Seems like 8in is just short-hand for 8*96px. Thanks for nothing, web standards.


You absolutely do not want to scale the page to the same physical size on different screens because you also need to take into account distance between screen and your eyes. Text on phones can be smaller physically than text on a desktop monitor because you hold your phone closer. As an even more extreme example, think of browsing the web on a TV screen while sitting on the couch and how small the text would be if it is physically the same as it is on your phone.


This is more or less what we have at the moment, with DPI scaling ensuring that 16px in CSS roughly is the same amount of physical distance. On a phone with a 2x DPI scaling (like an iPhone), that’ll render as 32 physical pixels.


w3c never wanted to implement physical units [1], saying OS are not reporting screen DPI reliably, etc.

I understand they had to start with something and 20 years ago no one expected thre will ever be monitors with DPI > 96 but I don't understand why the situation hasn't changed yet. Now that we have many physical screen sizes with vastly varying densities.

In my opinion, devices with a screen are like a sheet of paper. Imagine a tablet or Remarkable eink. You can print only that small font on such paper. If the font is too small, we can use a magnifying glass or, in case of electronic devices, clever scaling mode.

If that was implemented, buying a bigger monitor would actually mean we could fit more content, wider newspaper there.

The current situation is just a mess with designers just randomly guessing how it's gonna look on most current devices and using media queries to somehow automagically solve it all. But it is not uncommon to see a website on a huge hi-DPI monitor in such a way that a heading takes 1/4 of the screen height and there are empty unused paddings everywhere. I.e. if you buy a bigger monitor, everything just gets bigger, including most of fonts, unnecesarily. Sometimes all you get is three columns of text instead of one. Sometimes. If media queries are set up reasonably well. But even then, on high-resolution screens there is sometimes big empty space on the left and right side because it is just "highest-width" media query and designers didn't expect you would have so many pixels horizontally...

[1] https://github.com/w3c/csswg-drafts/issues/614


The current situation is not a mess; it works pretty well:

* Manufacturers configure their devices to ship with reasonable default settings, where is CSS pixel is roughly the same apparent size for everyone.

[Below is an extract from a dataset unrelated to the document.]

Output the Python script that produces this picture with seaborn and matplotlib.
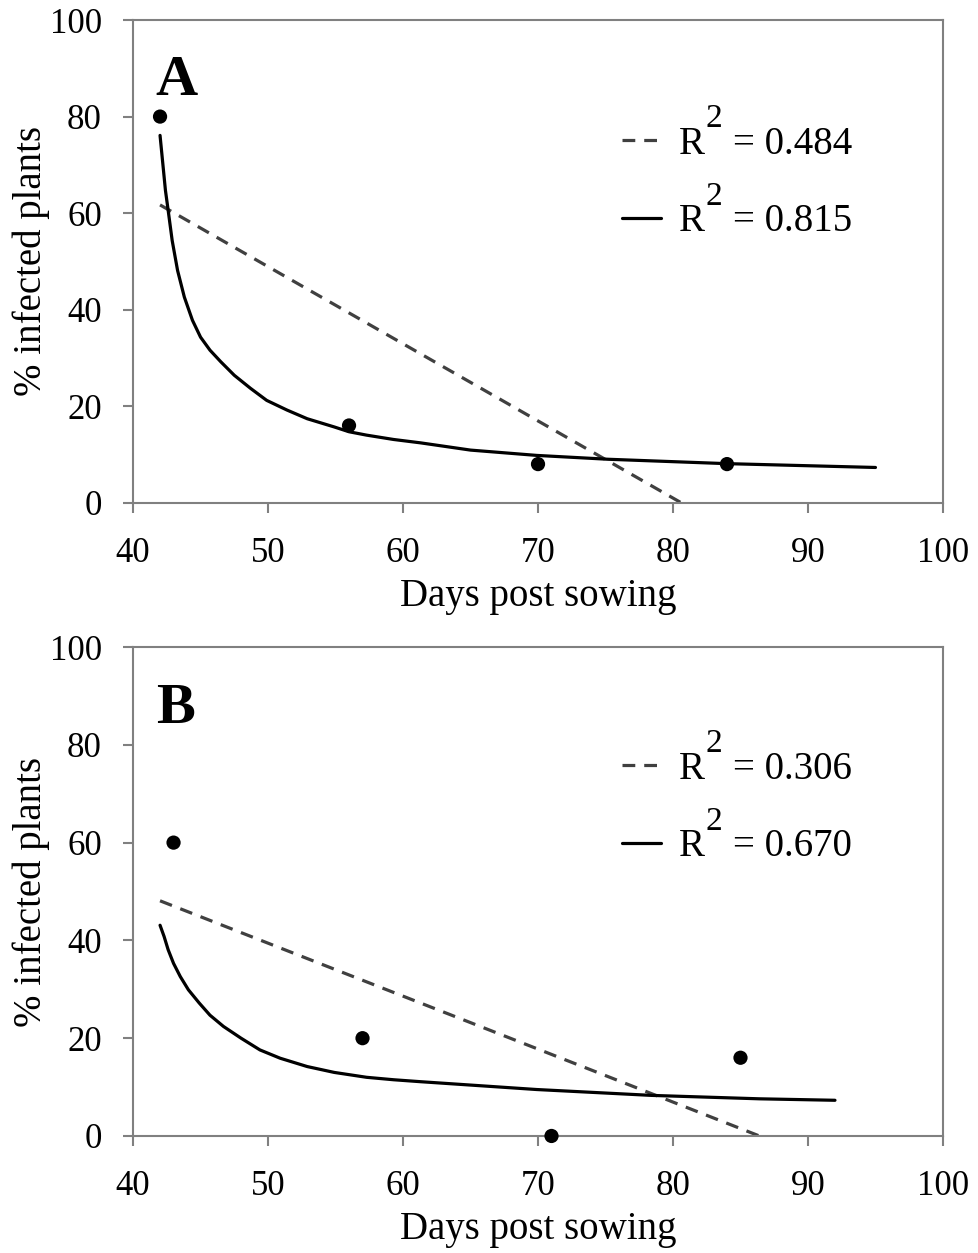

* Users who want content to be displayed larger or smaller can change their device scaling, which then makes their CSS pixels larger or smaller.

* Web developers can write for CSS pixels, knowing the content will display at a reasonable size for the user.

> if you buy a bigger monitor, everything just gets bigger, including most of fonts, unnecessarily

It sounds like you're probably sitting closer to the monitor then expected? Lower your device scaling and things will be a better size in all programs including the web browser.

> on high-resolution screens there is sometimes big empty space on the left and right side because it is just "highest-width" media query and designers didn't expect you would have so many pixels horizontally

I think this is also running into user preferences and design. If I'm reading an article, and there is just one stream of text, I'm quite happy for it to take a 40em strip down the middle of my screen. If the text ran edge to edge it would be much harder to read, because it's hard to keep your place when jumping to the next line.


I think you're conflating "bigger monitior", "higher resolution", and "high-dpi".

> But it is not uncommon to see a website on a huge hi-DPI monitor in such a way that a heading takes 1/4 of the screen height > if you buy a bigger monitor, everything just gets bigger, including most of fonts, unnecesarily.

I don't think this is the case at all? The web and browsers handle DPI scaling incredibly well. I don't think I've ever ran into an issue with it. Remember that Apple has been shipping high-DPI monitors for the past 15 years, and I've never experienced these issues of a website of a website not handling this. More or less, the browser completely abstracts this away - you have to purposefully screw things up to render things at different sizes depending on DPI.


I like the idea of using relative units for media queries but it interferes with people being able to zoom and get the desired outcome.


I have many dissatisfaction for YouTube Music. One of my problem is that the Web hides some buttons/elements like +1 button when the window < 1280px (IIRC) even though there are empty spaces.


iphoneX looks like it has a css px width of 812px. They may also be trying to capture tablets, which are pushing above 1024 css px.


I just checked and the iPhone X has a height of 812px. It has a width of 375px. The regular iPad has a width of 768px, and the iPad Pro has a width of 1024px. So you could be right about them trying to capture all tablets, though a hamburger menu on the enormous iPad Pro sounds just as ridiculous as it does on a vertical monitor


The hamburger is more for "better" touch navigation though. I know these devices work fairly good with standard hover type states now, but the UX could be argued to be better when optimized for touch inputs.

Sizing is another matter entirely, in which I would agree, yea a tiny hamburger menu on an iPad Pro is likely bad. We all have engineering budgets though and in the grand scheme of things, iPads are likely a small fraction of the visitor base for these sites, so I get it.